Panel T1D

Type 1 diabetes is an autoimmune disease with onset, usually in the pediatric age [1], characterized by a strong genetic component [2].
The T1D panel analyzes 8 genetic polymorphisms (or SNPs) whose presence is associated with a greater probability of developing diabetic nephropathy. Genes with variants studied within the T1D panel are listed hereafter:

  1. HLA: gene that encodes the histocompatibility complex.

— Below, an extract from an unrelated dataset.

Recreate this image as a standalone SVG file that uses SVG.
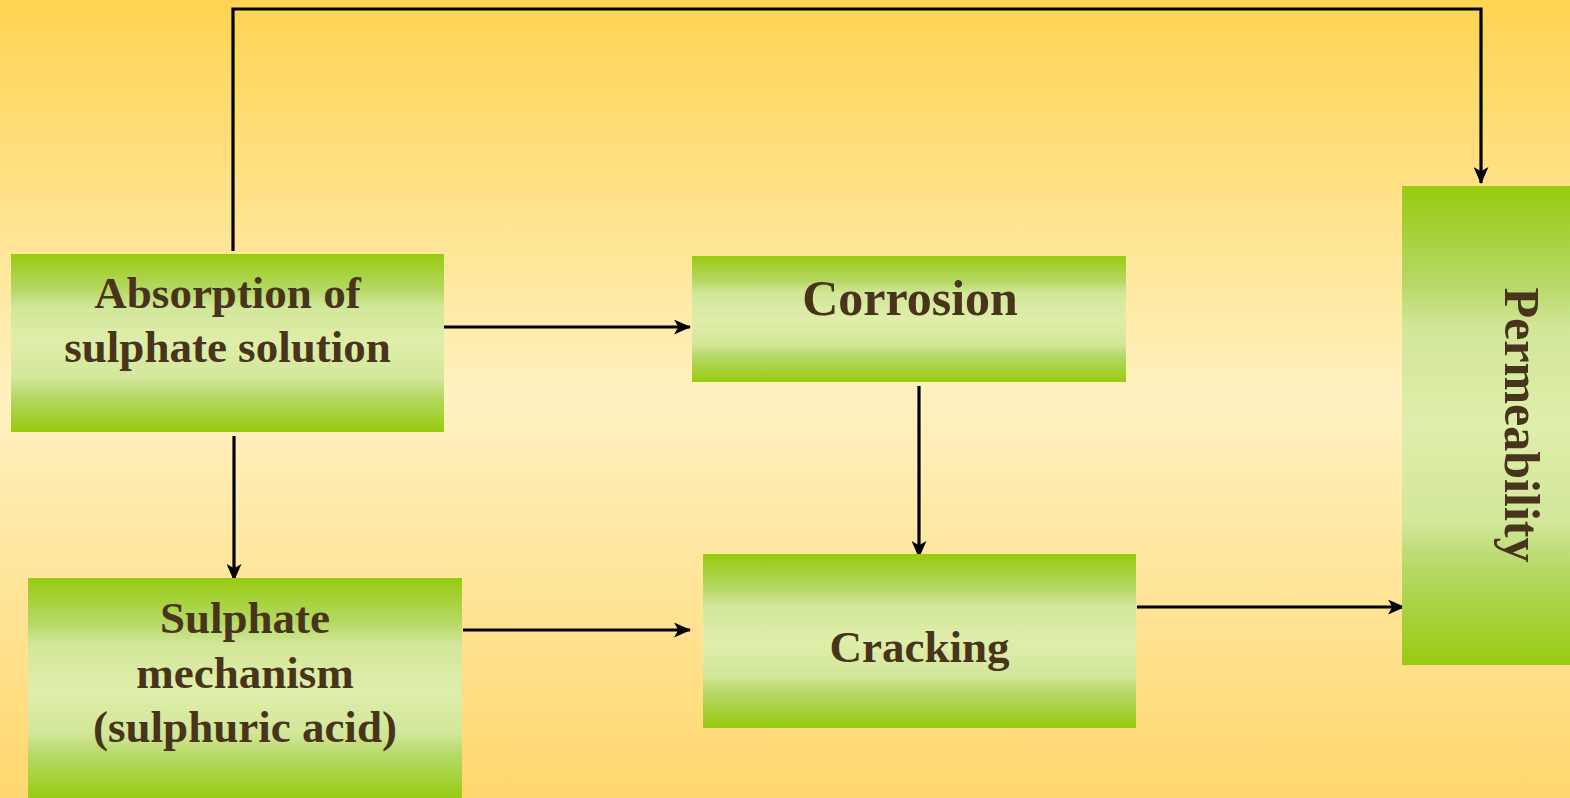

HLAs play a key role in triggering the immune response, facilitating the recognition by the T lymphocytes of the antigen
  2. PHTF1: gene that encodes a protein that regulates the expression of other genes (transcription factor)
  3. PTPN22: gene that encodes a protein with enzymatic properties, involved in regulating the degree of response of T and B lymphocyte receptors
  4. NAA5: gene that encodes a protein that regulates the cell cycle
  5. ERBB3: gene encoding a portion of the epidermal growth factor receptor (Epidermal Growth Factor Receptor, EGFR)
  6. ENAH: gene that encodes a protein whose activity is related to cytoskeletal remodeling and cell polarity
  7. CLEC2D: gene that encodes the receptors on the surface of cells of the immune system, known as “natural killer”
  8. KIAA0350: is an intronic region (non-coding DNA for a protein) where some polymorphisms have been strongly associated with the onset of autoimmune diseases, including type 1 diabetes.

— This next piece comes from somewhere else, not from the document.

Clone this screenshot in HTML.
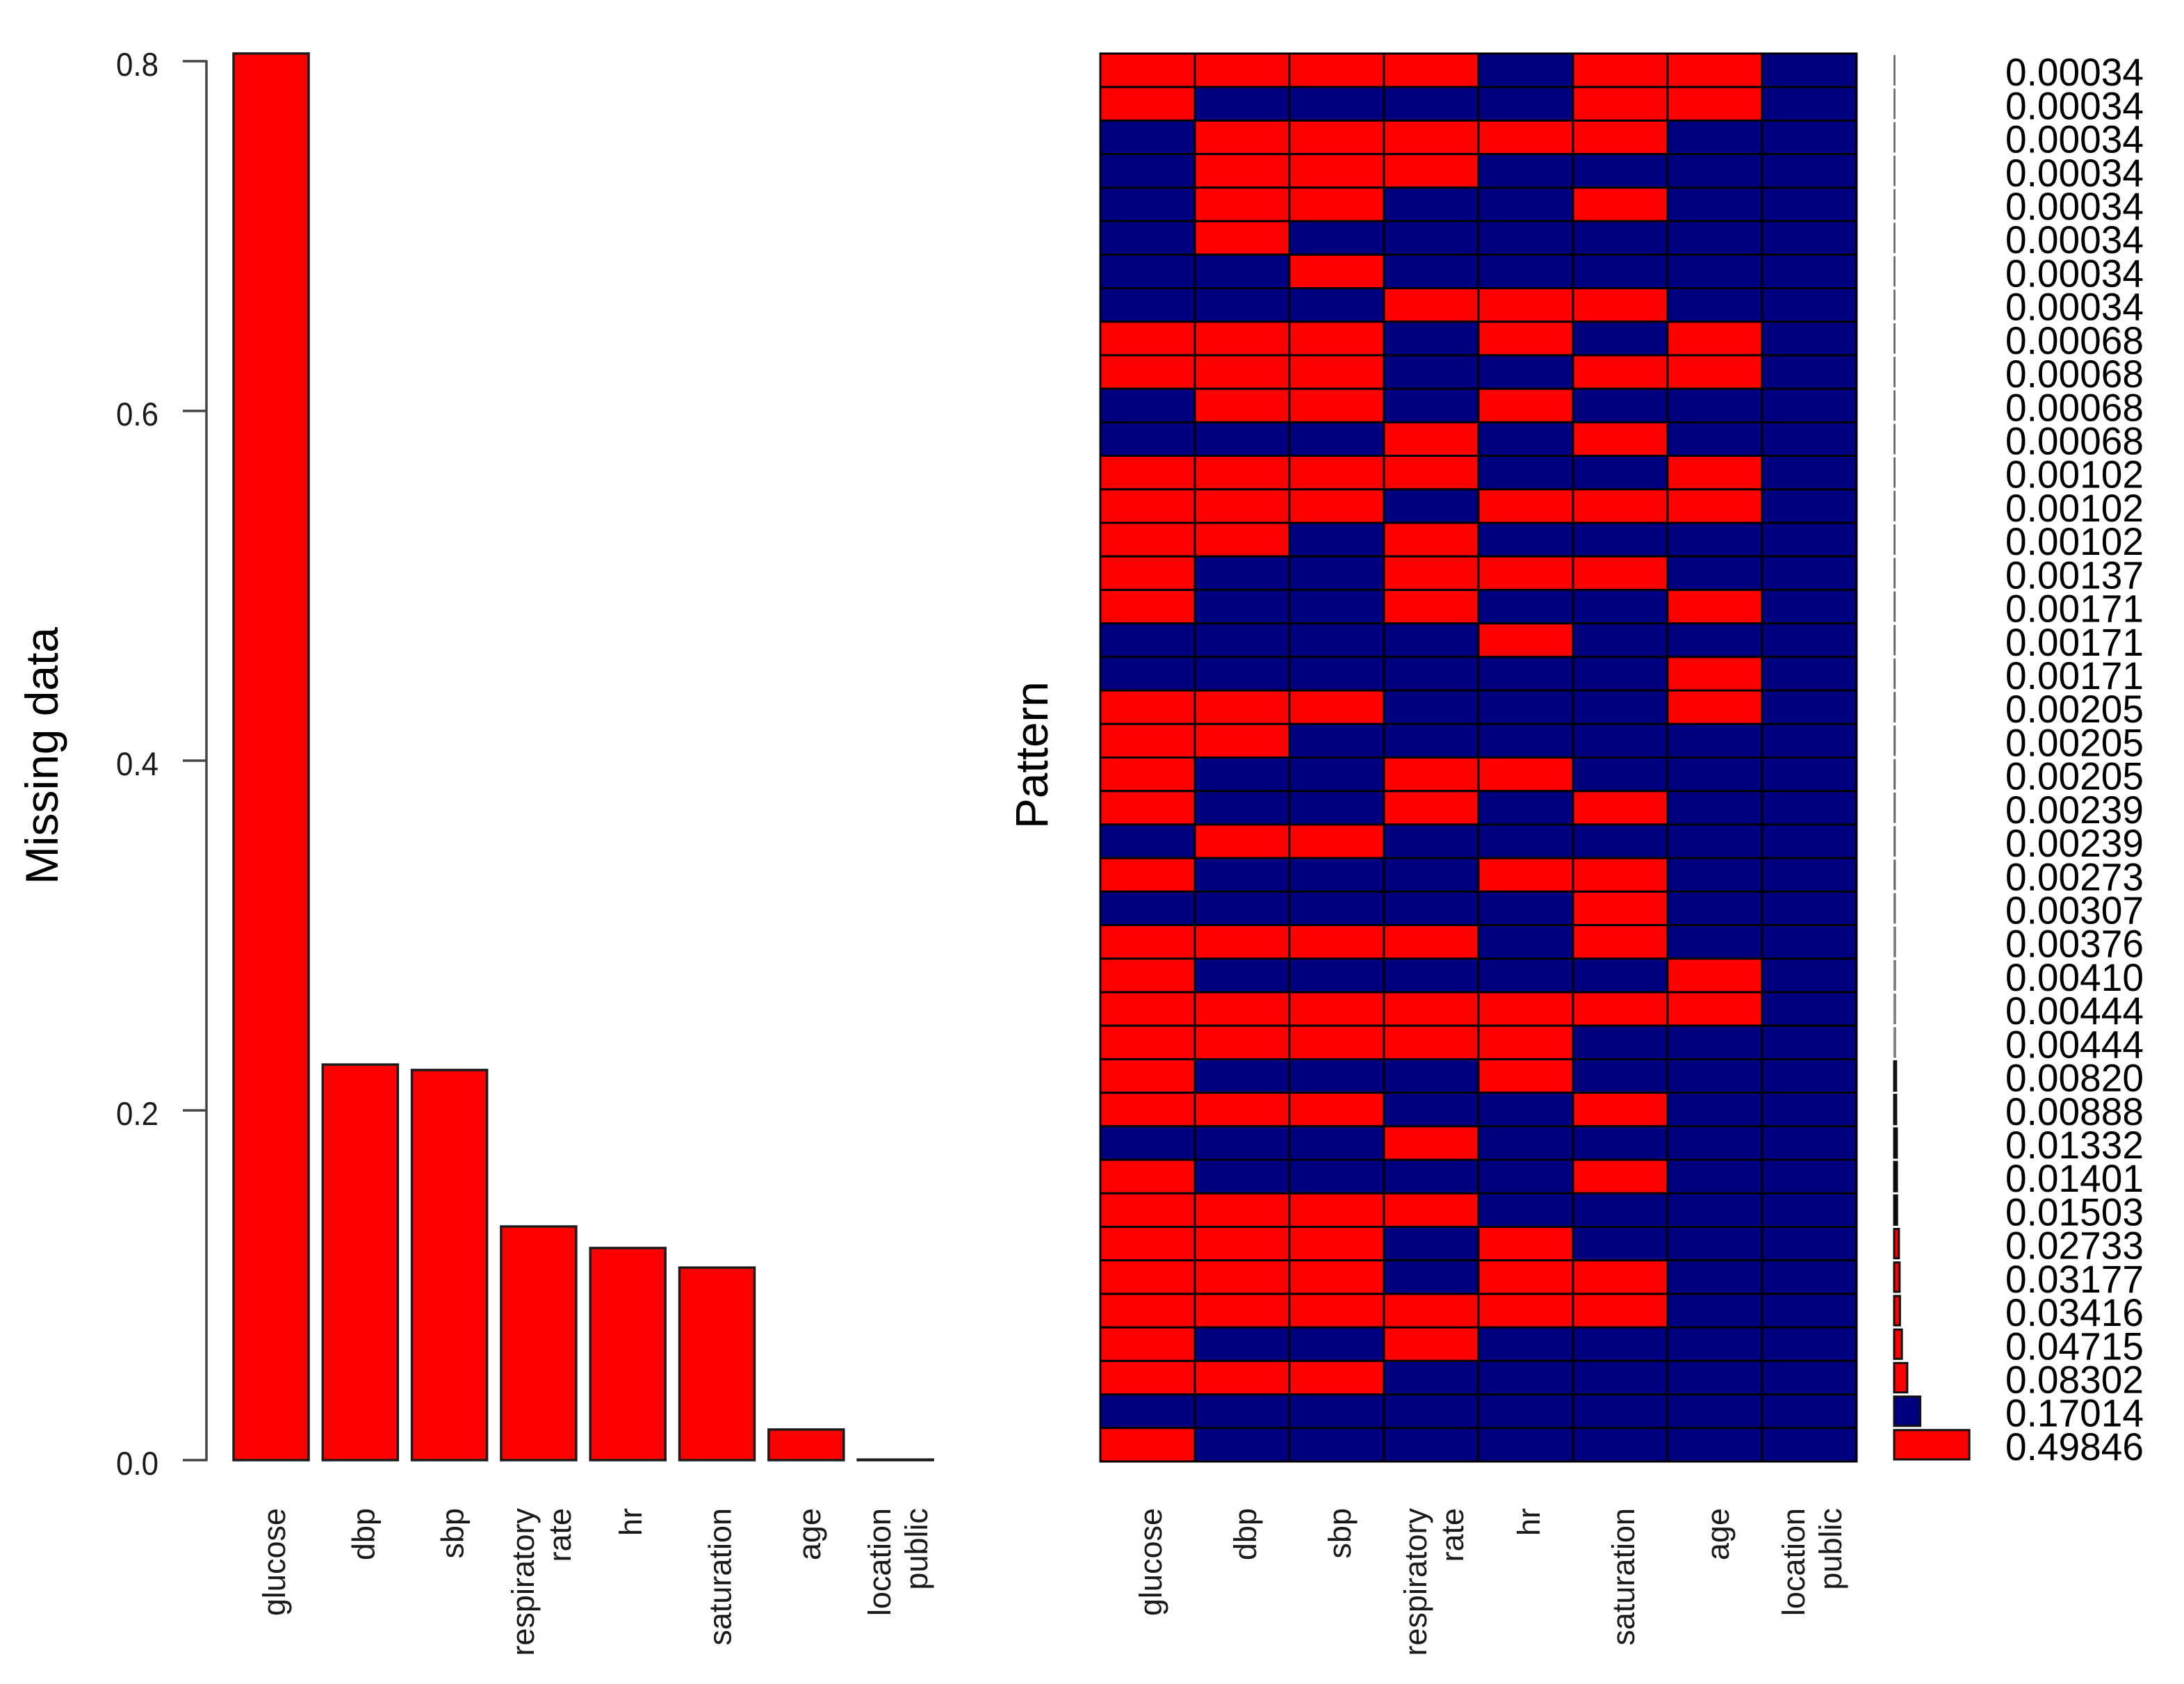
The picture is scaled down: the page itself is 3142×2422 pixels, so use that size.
<!DOCTYPE html>
<html lang="en">
<head>
<meta charset="utf-8">
<title>Missing data pattern</title>
<style>
html,body{margin:0;padding:0;background:#fff;}
svg{display:block;font-family:"Liberation Sans",Arial,sans-serif;}
</style>
</head>
<body>
<svg id="chart" xmlns="http://www.w3.org/2000/svg" width="3142" height="2422" viewBox="0 0 3142 2422">
  <rect x="0" y="0" width="3142" height="2422" fill="#ffffff"/>
  <g id="left-panel"></g>
  <g id="right-panel"></g>
  <g id="freq-panel"></g>
  <text transform="translate(83,1272) rotate(-90)" font-size="66" textLength="370" lengthAdjust="spacingAndGlyphs" fill="#000">Missing data</text>
  <text transform="translate(1507,1192) rotate(-90)" font-size="66" textLength="212" lengthAdjust="spacingAndGlyphs" fill="#000">Pattern</text>
</svg>
<script>
const categories = ["glucose", "dbp", "sbp", "respiratory\nrate", "hr", "saturation", "age", "location\npublic"];
const missingShare = [0.8044, 0.2262, 0.2231, 0.1336, 0.1213, 0.1101, 0.0175, 0.0003];
const yTicks = [0, 0.2, 0.4, 0.6, 0.8];
const patternFreq = [
  0.00034, 0.00034, 0.00034, 0.00034, 0.00034, 0.00034, 0.00034, 0.00034,
  0.00068, 0.00068, 0.00068, 0.00068, 0.00102, 0.00102, 0.00102, 0.00137,
  0.00171, 0.00171, 0.00171, 0.00205, 0.00205, 0.00205, 0.00239, 0.00239,
  0.00273, 0.00307, 0.00376, 0.00410, 0.00444, 0.00444, 0.00820, 0.00888,
  0.01332, 0.01401, 0.01503, 0.02733, 0.03177, 0.03416, 0.04715, 0.08302,
  0.17014, 0.49846
];
const patternRows = [
  "11110110", "10000110", "01111100", "01110000", "01100100", "01000000",
  "00100000", "00011100", "11101010", "11100110", "01101000", "00010100",
  "11110010", "11101110", "11010000", "10011100", "10010010", "00001000",
  "00000010", "11100010", "11000000", "10011000", "10010100", "01100000",
  "10001100", "00000100", "11110100", "10000010", "11111110", "11111000",
  "10001000", "11100100", "00010000", "10000100", "11110000", "11101000",
  "11101100", "11111100", "10010000", "11100000", "00000000", "10000000"
];

const NS = "http://www.w3.org/2000/svg";
function mk(parent, tag, attrs, text) {
  const el = document.createElementNS(NS, tag);
  for (const k in attrs) el.setAttribute(k, attrs[k]);
  if (text !== undefined) el.textContent = text;
  parent.appendChild(el);
  return el;
}
const RED = "#ff0000", NAVY = "#000080";

/* axis functions */
const yMissing = v => 2100 - v * 2515;
const barLeft = i => 336 + i * 128.3;
const BAR_W = 108;
const heatTop = 77, heatBottom = 2102, heatLeft = 1583, heatRight = 2671;
const rowH = (heatBottom - heatTop) / patternRows.length;
const colW = (heatRight - heatLeft) / categories.length;
const rowY = i => heatTop + i * rowH;
const colX = j => heatLeft + j * colW;
const freqBase = 2726;
const freqW = v => v * 215;

/* rotated category labels */
function drawCategoryLabels(parent, center) {
  categories.forEach((name, i) => {
    const lines = name.split("\n");
    const offsets = lines.length === 1 ? [20] : [-7, 46];
    lines.forEach((line, k) => {
      const x = center(i) + offsets[k];
      const t = mk(parent, "text", {
        transform: "translate(" + x + ",2169) rotate(-90)",
        "text-anchor": "end",
        "font-size": "45",
        fill: "#1a1a1a"
      }, line);
      
      
    });
  });
}

/* left panel */
const left = document.getElementById("left-panel");
const axisLine = mk(left, "line", {
  x1: 297, x2: 297, y1: yMissing(yTicks[yTicks.length - 1]) - 1.5, y2: yMissing(yTicks[0]) + 1.5,
  stroke: "#444", "stroke-width": 3.5
});


yTicks.forEach(v => {
  const y = yMissing(v);
  const tick = mk(left, "line", { x1: 263, x2: 297, y1: y, y2: y, stroke: "#444", "stroke-width": 3.5 });
  
  
  const lab = mk(left, "text", {
    x: 167, y: y + 21, "font-size": "47", fill: "#1a1a1a",
    textLength: 61, lengthAdjust: "spacingAndGlyphs"
  }, v.toFixed(1));
  
  
});
missingShare.forEach((v, i) => {
  const y = yMissing(v);
  const bar = mk(left, "rect", {
    x: barLeft(i), y: y, width: BAR_W, height: yMissing(0) - y,
    fill: RED, stroke: "#1c1c1c", "stroke-width": 3.5
  });
  
  
});
drawCategoryLabels(left, i => barLeft(i) + BAR_W / 2);

/* heatmap */
const right = document.getElementById("right-panel");
patternRows.forEach((row, r) => {
  row.split("").forEach((c, j) => {
    const cell = mk(right, "rect", {
      x: colX(j), y: rowY(r), width: colW, height: rowH,
      fill: c === "1" ? RED : NAVY, stroke: "#000", "stroke-width": 3
    });
    
    
  });
});
drawCategoryLabels(right, j => colX(j) + colW / 2);

/* frequency bars and labels */
const freq = document.getElementById("freq-panel");
patternFreq.forEach((v, r) => {
  const isComplete = patternRows[r].indexOf("1") === -1;
  const thin = v < 0.005;
  const tiny = v < 0.02;
  const bar = mk(freq, "rect", {
    x: freqBase - 1, y: rowY(r) + 3, width: freqW(v) + 1, height: rowH - 6,
    fill: thin ? "none" : (tiny ? "#000" : (isComplete ? NAVY : RED)),
    stroke: thin ? "#666" : "#111",
    "stroke-width": thin ? 1.6 : 3
  });
  
  
  const lab = mk(freq, "text", {
    x: 2885, y: rowY(r) + rowH / 2 + 22, "font-size": "56", fill: "#000",
    textLength: 199, lengthAdjust: "spacingAndGlyphs"
  }, v.toFixed(5));
  
  
});
</script>
</body>
</html>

Recommended for anyone who wants to know genetic predisposition to the development of type 1 diabetes.

References:

  1. Devendra, D., Liu, E. & Eisenbarth, G. S. Type 1 diabetes: recent developments. Br.Med. J. 328, 750–754 (2004).
  2. Hyttinen, V., Kaprio, J., Kinnunen, L., Koskenvuo, M. & Tuomilehto, J. Genetic liability of type 1 diabetes and the onset age among 22,650 young Finnish twin pairs: a nationwide follow-up study. Diabetes 52, 1052–1055 (2003).